I assume that unless you’re the senior senator from Alabama, I don’t have to spell out the reality that when you substitute more than two Ks for Cs in any prominent sign or brand in old Dixie, you might be speaking in a certain code (unless you’re trying to sell glazed doughnuts).
I truly don’t know what Ray’s thinking on this matter was, but I remember his enthusiasm the day he burst in the student newspaper office (“The Alabamian,” of which I was editor in that sophomore year, and being Alabamian has its vestiges on my heart and soul) wanting to buy a half-page ad to announce the grand opening of the KK.
At this moment, I’m thinking of Ray’s last name, and that other prominent K.
Oh.
I never knew Ray well, even over the course of that year when I frequented the Klub often, enjoying myself after an afternoon’s bout of studying (I did have to chase him down to pay for that first and many subsequent ads, but he finally came though, just before the Klub itself folded). The Klub had no membership requirements that I knew of, and in 1975, didn’t have to worry so much about catering to anyone but the vastly white Montevallo student body.
Even legendary Shelby County sheriff Red Walker kept from issuing Raid orders on the joint.
Does any of this sound quaint, in a sort of old south way?
Well, let’s throw in two other factors now—relatively harmless, unless you were the parent of one of us on the infamous 25 cent beer nights the Klub held on Tuesdays. The first few Tuesdays, a quarter would get you any beer, bottled or tap, that they sold. On those nights, coeds I knew danced on tables. Later, the policy was amended to 25 cent Busch beer, but when you’re 19-21, why do you care which brand you can swill for a quarter?
I do have some discretion, so I won’t go any further down this road, and I have no stories of any major altercation at the Kollege Klub to offer, mainly because, again, if you were of a different background from the southern caucasians who flooded everywhere, why would you chance entry to this place with its two or three prominent Ks?
One Friday night a Black couple did venture in and stayed a good while, bumping to KC and the Sunshine Band’s “Get Down Tonight” a favorite song on the bar’s jukebox. Several of us joined them on the dance floor, too. See: things can be harmless and fun if we let them.
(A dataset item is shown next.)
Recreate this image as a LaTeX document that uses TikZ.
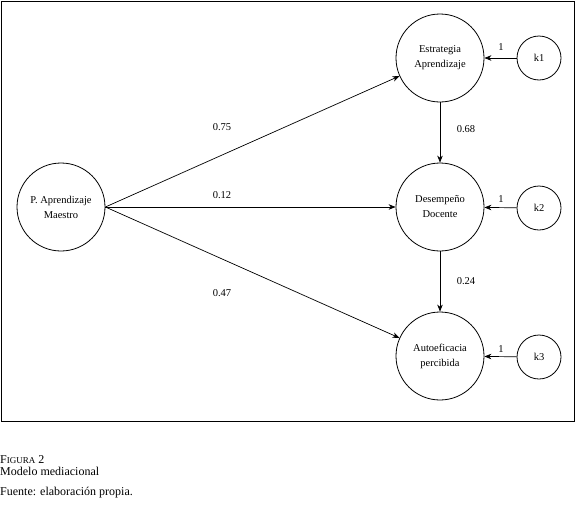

The other factor, the one that germinated this memory, is that the KK had an unofficial house band that played a couple of nights a week. Led by a student named Robert Churchill, who played guitar and drums, (but mainly guitar in this memory) this band could have been famous and actually was for us, though yet again, my good memory can’t provide their name. But it can provide two of the cover songs they played on these nights.
If I asked you to guess two songs that a local band might feature in a place called The Kollege Klub, run by a guy named Ray McKinney in a bar just on the outskirts of a dry town/campus in the geographic center of the state of Alabama in the year 1975 (George Wallace still governor) how far down your guess list would you have to go to come up with these?
Ready?
Maybe I had heard the song somewhere, but I don’t think so, because when I finally heard Cream do it, I didn’t realize how short it really is. Robert Churchill’s band extended it to a major jam, maybe singing the last verse two or three times and then wailing on a guitar worthy of greatness (I say after feeling more than a few Busches).
I loved it so, as did the rest of our crowd.
Still one of the great songs of the rock era.
But even if you think, “Oh yeah, I see the jam here,” what about this next one? What on earth would motivate this to be chosen for playing in front of…us?
Yeah, it, too, reels into a major improvisational territory at the close, material worth closing one’s eyes to in the darkness, out on the outskirts of a rural town in Alabama. Or at least some of us could close our eyes.
I still see Robert’s face as he sang:
“Everybody’s knows the secret.
Everybody knows the score.”
Even if we kept what we knew/know to ourselves.
A way to live, a time to remember.
A close, intense study of what it all meant.